What if a Testamentary Guardian hasn’t been nominated?

 The care of children in circumstances where there is no guardian nominated comes under the jurisdiction of the Federal Circuit and Family Court of Australia which is in turn guided by the Guardianship of Infants Act (NSW) 1916, and the Family Law Act 1975. Nevertheless, the sole guiding principle of the Court is to provide solutions that are in the best interest of the child, and in this their deliberations are non-negotiable.

A person who is a non-parent, but who has a significant interest in the care of a child may make an application to the Court for orders that give them guardianship responsibility. Since time is of the essence in these matters and both the wider family and the children themselves may be facing extraordinary challenges, the Family Court has established a Critical Incident List. This list is administered by the National Assessment Team and, provided all aspects of the application are in order, they work to have the case before the Court in 7 business days.

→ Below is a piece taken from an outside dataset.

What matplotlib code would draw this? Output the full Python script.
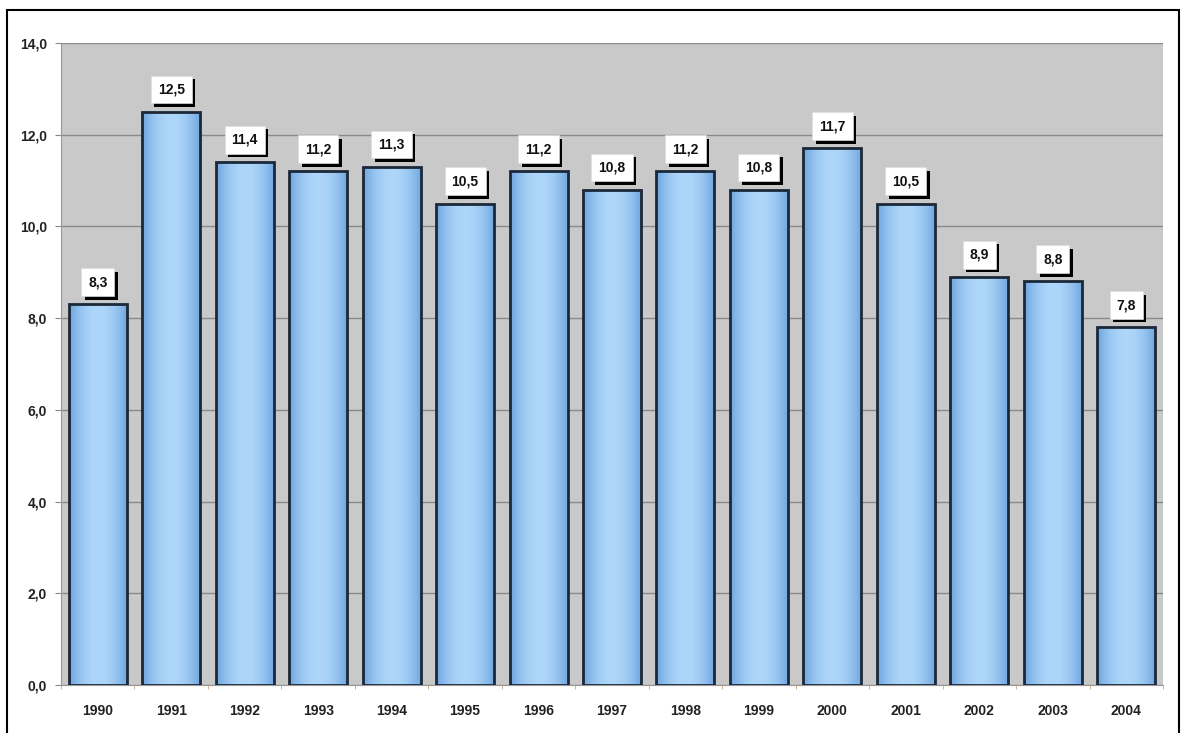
import numpy as np
import matplotlib.pyplot as plt
import matplotlib.patheffects as pe
from matplotlib.patches import Rectangle

# Data
years = ['1990', '1991', '1992', '1993', '1994', '1995', '1996', '1997',
         '1998', '1999', '2000', '2001', '2002', '2003', '2004']
values = [8.3, 12.5, 11.4, 11.2, 11.3, 10.5, 11.2, 10.8,
          11.2, 10.8, 11.7, 10.5, 8.9, 8.8, 7.8]
yticks = [0, 2, 4, 6, 8, 10, 12, 14]

plt.rcParams['font.family'] = ['Liberation Sans', 'DejaVu Sans']

fig = plt.figure(figsize=(11.84, 7.33), dpi=100)
ax = fig.add_axes([61 / 1184, 1 - 685 / 733, 1102 / 1184, 642 / 733])
ax.set_facecolor('#c9c9c9')

# outer frame
fig.patches.append(Rectangle((7 / 1184, -0.05), 1172 / 1184, 1.05 - 10 / 733,
                             transform=fig.transFigure, fill=False,
                             edgecolor='black', linewidth=1.5))

x = np.arange(len(years))
width = 0.79

# horizontal gradient for the bars
grad = np.linspace(0, 1, 200)
shade = 1 - (2 * grad - 1) ** 2
c_edge = np.array([0.42, 0.64, 0.87])
c_mid = np.array([0.68, 0.84, 0.98])
img = c_edge[None, None, :] + (c_mid - c_edge)[None, None, :] * shade[None, :, None]
img = np.repeat(img, 2, axis=0)

bars = ax.bar(x, values, width=width, color='none', edgecolor='#1c2838',
              linewidth=2, zorder=3)
for b in bars:
    x0, y0 = b.get_x(), b.get_y()
    w, h = b.get_width(), b.get_height()
    im = ax.imshow(img, extent=[x0, x0 + w, y0, y0 + h], aspect='auto',
                   zorder=2, origin='lower')
    im.set_clip_path(b)

# value labels in white boxes with a black drop shadow
for xi, v in zip(x, values):
    lab = f'{v:.1f}'.replace('.', ',')
    t = ax.annotate(lab, (xi, v), xytext=(0, 11), textcoords='offset points',
                    ha='center', va='bottom', fontsize=10, fontweight='bold',
                    color='#111111', zorder=5,
                    bbox=dict(boxstyle='square,pad=0.5', fc='white',
                              ec='#dddddd', lw=0.5))
    t.get_bbox_patch().set_path_effects([
        pe.SimplePatchShadow(offset=(2.5, -2.5), shadow_rgbFace='black', alpha=1),
        pe.Normal()])

ax.set_xlim(-0.5, len(years) - 0.5)
ax.set_ylim(0, 14)
ax.set_yticks(yticks)
ax.set_yticklabels([f'{t:.1f}'.replace('.', ',') for t in yticks],
                   fontsize=10, fontweight='bold', color='#222222')
ax.set_xticks(x)
ax.set_xticklabels(years, fontsize=10, fontweight='bold', color='#222222')
ax.tick_params(axis='x', length=0, pad=14)
ax.set_xticks(np.arange(len(years) + 1) - 0.5, minor=True)
ax.tick_params(axis='x', which='minor', length=3, color='#d9a070')
ax.tick_params(axis='y', length=4, color='#888888', pad=6)
ax.yaxis.grid(True, color='#8a8a8a', linewidth=1, zorder=1)
ax.set_axisbelow(True)
for s in ['top', 'right']:
    ax.spines[s].set_visible(False)
ax.spines['left'].set_color('#999999')
ax.spines['bottom'].set_color('#999999')

fig.savefig('out.png', dpi=100)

In summary, the care of a child until the age of 18, in the event of death or other incapacity of a parent falls to:

  • A surviving parent
  • A Testamentary Guardian appointed in the parents’ Wills
  • A person with significant interest in the child who makes successful application to the Court
  • A person or facility determined by the Court to be in the best position to care for the child – that is, care by the State

It seems obvious that where there is no surviving parent, a guardian diligently and carefully chosen ahead of time by the parent(s) is the best way to avoid angst and heart-ache. Empathetic and caring legal advice on the best way to achieve this is vital should unexpected tragedy occur.